Mientras Jesús se embarcaba, el endemoniado le suplicaba que lo admitiera en su compañía, pero él no se lo permitió y le dijo: “Vete a tu casa a vivir con tu familia y cuéntales lo misericordioso que ha sido el Señor contigo”. Y aquel hombre se alejó de ahí y se puso a proclamar por la región de Decápolis lo que Jesús había hecho por él. Y todos los que lo oían se admiraban. Palabra del Señor.
Mensaje[1]
Tras una difícil travesía, la barca de los discípulos ha llegado a la otra orilla, a territorio pagano. Es la primera vez que Jesús traspasa los límites en los que hasta ahora había actuado. Mientras en nuestros días resurgen muchas fronteras, nacionales y étnicas, el Evangelio nos habla de universalidad. Para Jesús, a pesar de la pequeñez del mundo que ha atravesado, no existen las fronteras. De hecho, antes que estar señaladas fuera de nosotros, las fronteras están fijadas en nuestra mente. Somos nosotros los que decidimos dónde levantar barreras entre nosotros y los demás, entre una parte y la otra, entre un pueblo y otro. Es ante todo dentro de nosotros donde deben ser abolidas. Jesús se lo muestra desde el principio a los discípulos.

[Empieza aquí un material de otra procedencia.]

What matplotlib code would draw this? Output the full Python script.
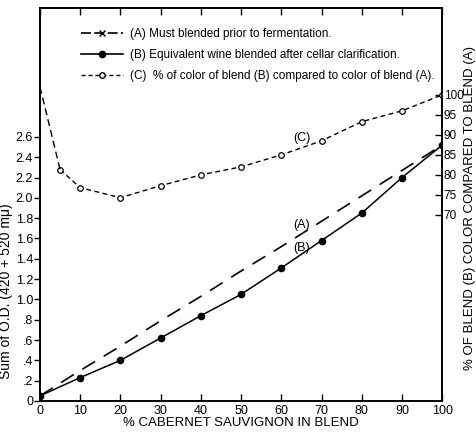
import numpy as np
import matplotlib
matplotlib.use("Agg")
import matplotlib.pyplot as plt
from matplotlib.lines import Line2D

plt.rcParams['font.family'] = ['Liberation Sans', 'DejaVu Sans']

# % cabernet sauvignon in blend
pct = [0, 10, 20, 30, 40, 50, 60, 70, 80, 90, 100]
# (A) must blended prior to fermentation
od_a = [0.05, 0.30, 0.54, 0.79, 1.03, 1.28, 1.52, 1.77, 2.02, 2.27, 2.52]
# (B) wine blended after cellar clarification
od_b = [0.05, 0.23, 0.40, 0.62, 0.84, 1.05, 1.31, 1.58, 1.85, 2.20, 2.52]
# (C) % of colour of blend B compared to blend A
pct_c_x = [0, 5, 10, 20, 30, 40, 50, 60, 70, 80, 90, 100]
pct_c = [102.0, 81.3, 76.8, 74.3, 77.3, 80.0, 82.0, 85.0, 88.5, 93.3, 96.0, 100.0]

left_ticks = [0, .2, .4, .6, .8, 1.0, 1.2, 1.4, 1.6, 1.8, 2.0, 2.2, 2.4, 2.6]
left_labels = ['0', '.2', '.4', '.6', '.8', '1.0', '1.2', '1.4', '1.6', '1.8',
               '2.0', '2.2', '2.4', '2.6']
right_ticks = [70, 75, 80, 85, 90, 95, 100]

fig = plt.figure(figsize=(4.76, 4.33), dpi=100)
ax = fig.add_axes([0.084, 0.074, 0.845, 0.908])
ax2 = ax.twinx()

ax.plot(pct, od_a, color='black', lw=1.2, dashes=(9, 6))
ax.plot(pct, od_b, color='black', lw=1.1, marker='o', ms=4.5)
ax2.plot(pct_c_x[1:], pct_c[1:], color='black', lw=1.0, dashes=(3.5, 2.5),
         marker='o', ms=4, mfc='white', mew=0.9)
ax2.plot(pct_c_x[:2], pct_c[:2], color='black', lw=1.0, dashes=(5, 3))

ax.set_xlim(0, 100)
ax.set_ylim(0, 3.872)
ax2.set_ylim(23.5, 121.75)

ax.set_xticks(range(0, 101, 10))
ax.set_xticklabels([str(v) for v in range(0, 101, 10)], fontsize=9)
ax.tick_params(axis='x', direction='in', length=5, top=True, width=1, pad=3)
ax.set_yticks(left_ticks)
ax.set_yticklabels(left_labels, fontsize=9)
ax.tick_params(axis='y', direction='out', length=4, width=1, pad=1)

ax2.set_yticks(right_ticks)
ax2.set_yticklabels([str(v) for v in right_ticks], fontsize=8.5)
ax2.tick_params(axis='y', direction='in', length=5, width=1, pad=1)

for a in (ax, ax2):
    for s in a.spines.values():
        s.set_linewidth(1.2)

ax.set_xlabel('% CABERNET SAUVIGNON IN BLEND', fontsize=9.5, labelpad=0)
ax.set_ylabel('Sum of O.D. (420 + 520 m\u03bc)', fontsize=10)
ax.yaxis.set_label_coords(-0.068, 0.28)
ax2.set_ylabel('% OF BLEND (B) COLOR COMPARED TO BLEND (A)', fontsize=9.5, rotation=90)
ax2.yaxis.set_label_coords(1.053, 0.49)

ax.text(65, 2.59, '(C)', fontsize=9, ha='center', va='center')
ax.text(65, 1.73, '(A)', fontsize=9, ha='center', va='center')
ax.text(65, 1.51, '(B)', fontsize=9, ha='center', va='center')

handles = [
    Line2D([], [], color='black', lw=1.2, dashes=(6, 2), marker='x', ms=4),
    Line2D([], [], color='black', lw=1.2, marker='o', ms=4.5),
    Line2D([], [], color='black', lw=1.0, dashes=(3, 2), marker='o', ms=4, mfc='white'),
]
labels = ['(A) Must blended prior to fermentation.',
          '(B) Equivalent wine blended after cellar clarification.',
          '(C)  % of color of blend (B) compared to color of blend (A).']
ax.legend(handles, labels, loc='upper left', bbox_to_anchor=(0.09, 0.96),
          frameon=False, fontsize=8.5, handlelength=3.6, labelspacing=0.75,
          handletextpad=0.6, borderaxespad=0)

fig.savefig('out.png', dpi=100)
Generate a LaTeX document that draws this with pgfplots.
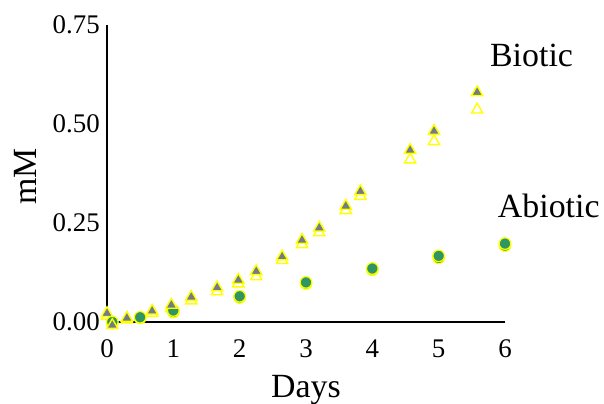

El endemoniado que sale al encuentro de Jesús es símbolo de las distancias que se crean entre los hombres y que les dividen entre sí. Este hombre, esclavo de una legión de demonios, está obligado a vivir entre los sepulcros, separado de sus conciudadanos; los demonios lo han replegado en sí mismo, no puede vivir con otros, ha perdido el control de si mismo. Es la soledad en la que nos precipitamos cada vez que levantamos muros de división. No es casualidad que en griego «diablo» significa «división». El mal divide, crea distancias, destruye puentes, alza muros, quiere que cada uno viva para sí, que se recorte su espacio individual bien separado y diferente del de los demás. Por esto la cultura individualista de nuestro mundo es precisamente lo opuesto al pueblo que Jesús ha venido a reconducir a la unidad.
Jesús desembarca en esta orilla y libera a aquel hombre de la esclavitud de una legión de demonios que lo obligaban a la soledad y lo atormentaban; la acción de Jesús lo deja «en su sano juicio, sentado y vestido»; es decir, dignificado y dueño de sí. El notable número de «espíritus inmundos» que poseen a este hombre significan las múltiples esclavitudes que subyugan a los hombres hasta degradarlos y hacerles perder el control de si mismos, significan también la fuerza del mal, de los que es difícil liberarse solos. Este endemoniado de Gerasa, despreciado y apartado por todos menos por Jesús, es liberado de la esclavitud de los espíritus inmundos que se precipitan ruinosamente en el mar y recibe también él la tarea de anunciar el Evangelio y la misericordia de Dios con los de su propia casa.
[1] V. Paglia – Comunidad de Sant’Egidio, La palabra de Dios cada día, 2018, 80.